Toutefois, pour se prévaloir de cette exception, l’employeur doit d’abord offrir aux employés de l’unité de négociation visée par la grève ou le lock-out la possibilité d’effectuer le travail, limitant encore donc davantage le recours aux travailleurs de remplacement.
Dans tous les cas, l’utilisation des services d’une personne en vertu de cette exception doit uniquement servir à des fins de conservation, et non pour poursuivre la prestation de services, le fonctionnement des installations ou la production d’articles.
Également, une nouveauté dans la loi désormais en vigueur réside dans l’exigence qu’à la fin d’une grève ou d’un lock-out, les employés de l’unité de négociation qui ont participé au conflit de travail soient réintégrés de préférence à toute autre personne (et non uniquement de préférence aux travailleurs de remplacement, comme prévu au départ dans le projet de loi).
Finalement, la plupart des dispositions concernant les demandes ou renvois relatifs à une entente sur le maintien des activités demeurent inchangées quant à ce qui avait été annoncé en juin 2024. À titre de rappel, le délai dont dispose le Conseil canadien des relations industrielles pour trancher la demande ou rendre une ordonnance est maintenant réduit, passant de 90 à 82 jours.
À retenir
La loi adoptée se veut ainsi, à plusieurs égards, un élargissement du projet de loi initialement déposé, mais surtout un énorme changement pratique pour les employeurs visés lors de conflits de travail.
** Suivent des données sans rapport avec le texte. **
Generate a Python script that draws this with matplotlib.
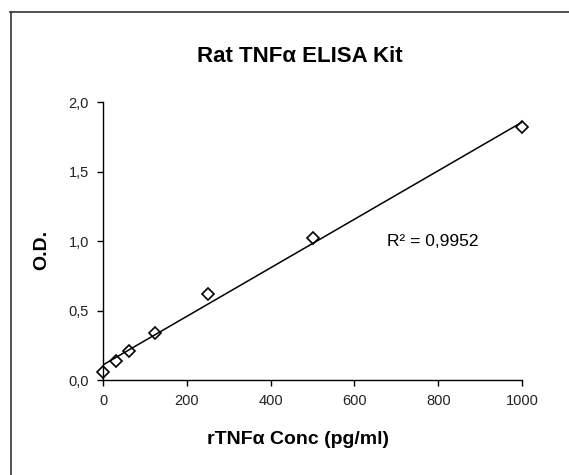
import matplotlib
matplotlib.use('Agg')
import matplotlib.pyplot as plt
import numpy as np
from matplotlib.lines import Line2D
from matplotlib.ticker import FuncFormatter

plt.rcParams['font.family'] = ['Liberation Sans', 'DejaVu Sans']

# standard curve values
conc = [0, 31.25, 62.5, 125, 250, 500, 1000]
od = [0.060, 0.136, 0.210, 0.335, 0.621, 1.018, 1.818]
r2_label = 'R² = 0,9952'
x_ticks = [0, 200, 400, 600, 800, 1000]
y_ticks = [0.0, 0.5, 1.0, 1.5, 2.0]

W, H = 569, 475
fig = plt.figure(figsize=(W / 100, H / 100), dpi=100)
ax = fig.add_axes([103 / W, 1 - 380 / H, (522 - 103) / W, (380 - 102) / H])

# linear trendline
slope, intercept = np.polyfit(conc, od, 1)
xs = np.array([0, 1000])
ax.plot(xs, slope * xs + intercept, color='black', lw=1.1, zorder=2)

ax.plot(conc, od, linestyle='none', marker='D', markersize=6.5,
        markerfacecolor='none', markeredgecolor='black', markeredgewidth=1.2,
        zorder=3, clip_on=False)

ax.text(678, 1.0, r2_label, fontsize=12.5, ha='left', va='center')

ax.set_xlim(0, 1000)
ax.set_ylim(0, 2.0)
ax.set_xticks(x_ticks)
ax.set_yticks(y_ticks)
ax.yaxis.set_major_formatter(FuncFormatter(lambda v, p: f'{v:.1f}'.replace('.', ',')))
ax.tick_params(direction='out', length=4, width=1, labelsize=10.5, colors='black',
               labelcolor='#222222', pad=6)
for s in ['top', 'right']:
    ax.spines[s].set_visible(False)
for s in ['left', 'bottom']:
    ax.spines[s].set_linewidth(1)

fig.text(300 / W, 1 - 56 / H, 'Rat TNFα ELISA Kit', fontsize=16, fontweight='bold',
         ha='center', va='center')
fig.text(298 / W, 1 - 440 / H, 'rTNFα Conc (pg/ml)', fontsize=14, fontweight='bold',
         ha='center', va='center')
fig.text(42 / W, 1 - 250 / H, 'O.D.', fontsize=14, fontweight='bold',
         ha='center', va='center', rotation=90)

# chart area border (left and top edges visible)
fig.add_artist(Line2D([10.5 / W, 10.5 / W], [0, 1 - 11.5 / H], transform=fig.transFigure,
                      color='#333333', lw=1.2))
fig.add_artist(Line2D([10 / W, 1], [1 - 11.5 / H, 1 - 11.5 / H], transform=fig.transFigure,
                      color='#333333', lw=1.2))

fig.savefig('out.png', dpi=100)
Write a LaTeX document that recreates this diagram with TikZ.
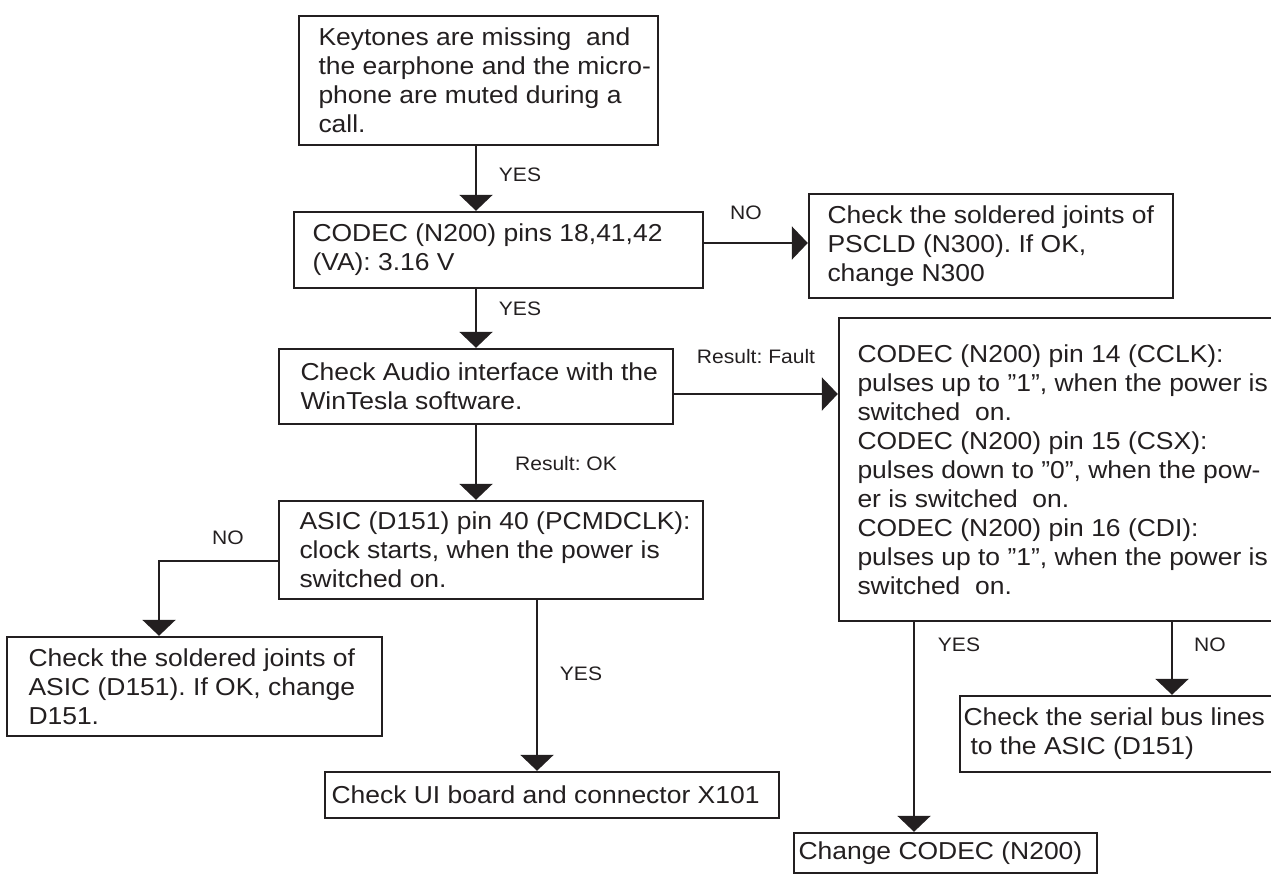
\documentclass[tikz,border=0pt]{standalone}
\usepackage{fontspec}
\setmainfont[FakeStretch=1.08]{Liberation Sans}
\usetikzlibrary{arrows.meta}
\definecolor{ink}{HTML}{231F20}
\frenchspacing
\begin{document}
\begin{tikzpicture}[x=1pt,y=-1pt,
  box/.style={draw=ink, line width=2.4pt, fill=white, inner sep=0pt, rectangle},
  txt/.style={align=left, inner sep=0pt, text=ink, anchor=west,
    font=\fontsize{24.5}{29}\selectfont},
  lbl/.style={inner sep=0pt, text=ink, font=\fontsize{19.5}{23}\selectfont},
  conn/.style={draw=ink, line width=2.4pt,
    -{Triangle[width=33pt,length=16pt]}}]
\useasboundingbox (0,0) rectangle (1271,876);
\clip (0,0) rectangle (1271,876);

% flow columns and rows
\coordinate (colA) at (476,0);
\coordinate (colB) at (537,0);
\coordinate (colC) at (914,0);
\coordinate (colD) at (1172,0);
\coordinate (colE) at (159,0);
\coordinate (rowA) at (0,243);
\coordinate (rowB) at (0,394);
\coordinate (rowC) at (0,561);

% boxes
\node[box, minimum width=359, minimum height=129] (b1) at (478.5,80.5) {};
\node[box, minimum width=409, minimum height=76]  (b2) at (498.5,250) {};
\node[box, minimum width=364, minimum height=104] (b3) at (991,246) {};
\node[box, minimum width=394, minimum height=75]  (b4) at (476,386.5) {};
\node[box, minimum width=461, minimum height=303] (b5) at (1069.5,469.5) {};
\node[box, minimum width=375, minimum height=99]  (b6) at (194.5,686.5) {};
\node[box, minimum width=424, minimum height=98]  (b7) at (491,550) {};
\node[box, minimum width=340, minimum height=76]  (b8) at (1130,734) {};
\node[box, minimum width=454, minimum height=46]  (b9) at (552,795) {};
\node[box, minimum width=303, minimum height=40]  (b10) at (945.5,853) {};

% box texts
\node[txt] (t1) at ([xshift=20.5pt]b1.west) {Keytones are missing\ \ and\\the earphone and the micro-\\phone are muted during a\\call.};
\node[txt] (t2) at ([xshift=19.5pt]b2.west) {CODEC (N200) pins 18,41,42\\(VA): 3.16 V};
\node[txt] (t3) at ([xshift=19.5pt]b3.west) {Check the soldered joints of\\PSCLD (N300). If OK,\\change N300};
\node[txt] (t4) at ([xshift=22.5pt]b4.west) {Check Audio interface with the\\WinTesla software.};
\node[txt] (t5) at ([xshift=19.5pt]b5.west) {CODEC (N200) pin 14 (CCLK):\\pulses up to ”1”, when the power is\\switched\ \ on.\\CODEC (N200) pin 15 (CSX):\\pulses down to ”0”, when the pow-\\er is switched\ \ on.\\CODEC (N200) pin 16 (CDI):\\pulses up to ”1”, when the power is\\switched\ \ on.};
\node[txt] (t6) at ([xshift=22.5pt]b6.west) {Check the soldered joints of\\ASIC (D151). If OK, change\\D151.};
\node[txt] (t7) at ([xshift=21.5pt]b7.west) {ASIC (D151) pin 40 (PCMDCLK):\\clock starts, when the power is\\switched on.};
\node[txt] (t8) at ([xshift=4.5pt]b8.west) {Check the serial bus lines\\\hspace*{7pt}to the ASIC (D151)};
\node[txt] (t9) at ([xshift=7.5pt]b9.west) {Check UI board and connector X101};
\node[txt] (t10) at ([xshift=5.5pt]b10.west) {Change CODEC (N200)};

% connectors
\draw[conn] (b1.south -| colA) -- (b2.north -| colA);
\draw[conn] (b2.south -| colA) -- (b4.north -| colA);
\draw[conn] (b4.south -| colA) -- (b7.north -| colA);
\draw[conn] (b2.east |- rowA) -- (b3.west |- rowA);
\draw[conn] (b4.east |- rowB) -- (b5.west |- rowB);
\draw[conn] (b7.west |- rowC) -| (b6.north -| colE);
\draw[conn] (b7.south -| colB) -- (b9.north -| colB);
\draw[conn] (b5.south -| colC) -- (b10.north -| colC);
\draw[conn] (b5.south -| colD) -- (b8.north -| colD);

% connector labels
\node[lbl] (l1) at (520,175) {YES};
\node[lbl] (l2) at (520,309) {YES};
\node[lbl] (l3) at (746,213) {NO};
\node[lbl] (l4) at (756,357) {Result: Fault};
\node[lbl] (l5) at (566,464) {Result: OK};
\node[lbl] (l6) at (228,538) {NO};
\node[lbl] (l7) at (581,674) {YES};
\node[lbl] (l8) at (959,645) {YES};
\node[lbl] (l9) at (1210,645) {NO};
\end{tikzpicture}
\end{document}
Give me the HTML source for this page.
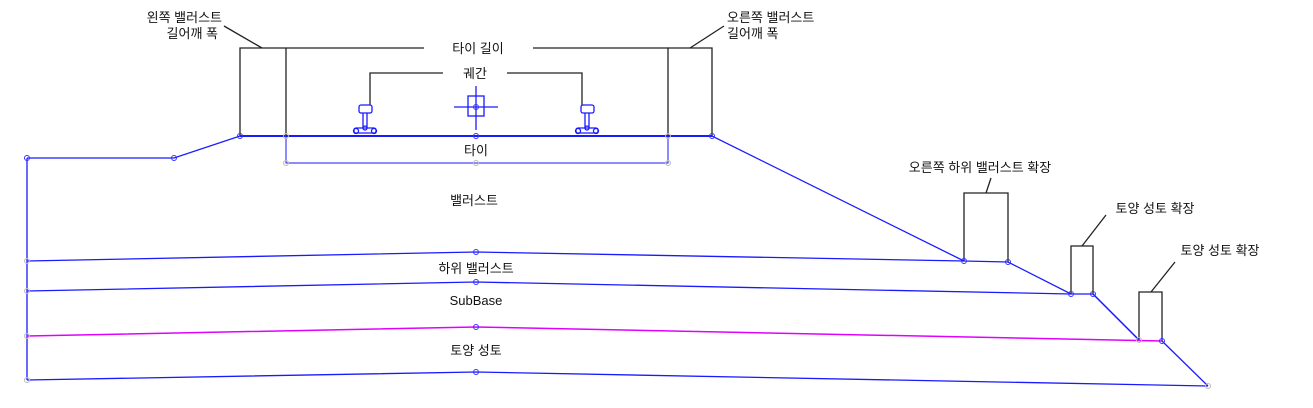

Le gouvernement fédéral vient donc rejoindre, par la grande porte, le Québec et la Colombie-Britannique comme juridiction prévoyant des dispositions anti-briseurs de grève strictes et élaborées.
Depuis le 20 juin, un employeur en marge de ces restrictions s’expose à des amendes importantes, s’élevant à un maximum de 100 000 $ « pour chacun des jours au cours desquels se commet ou se poursuit l’infraction ».
Plus encore : les nouvelles restrictions s’appliquent à tout conflit de travail en vigueur au 20 juin 2025, même ceux ayant débuté avant. Certains employeurs pourraient donc devoir cesser d’utiliser les services de travailleurs de remplacement, même en plein cœur d’un conflit de travail.
Nul doute que de telles dispositions demanderont des ajustements, à court comme à plus long terme, dans la gestion des conflits de travail dans le secteur privé fédéral.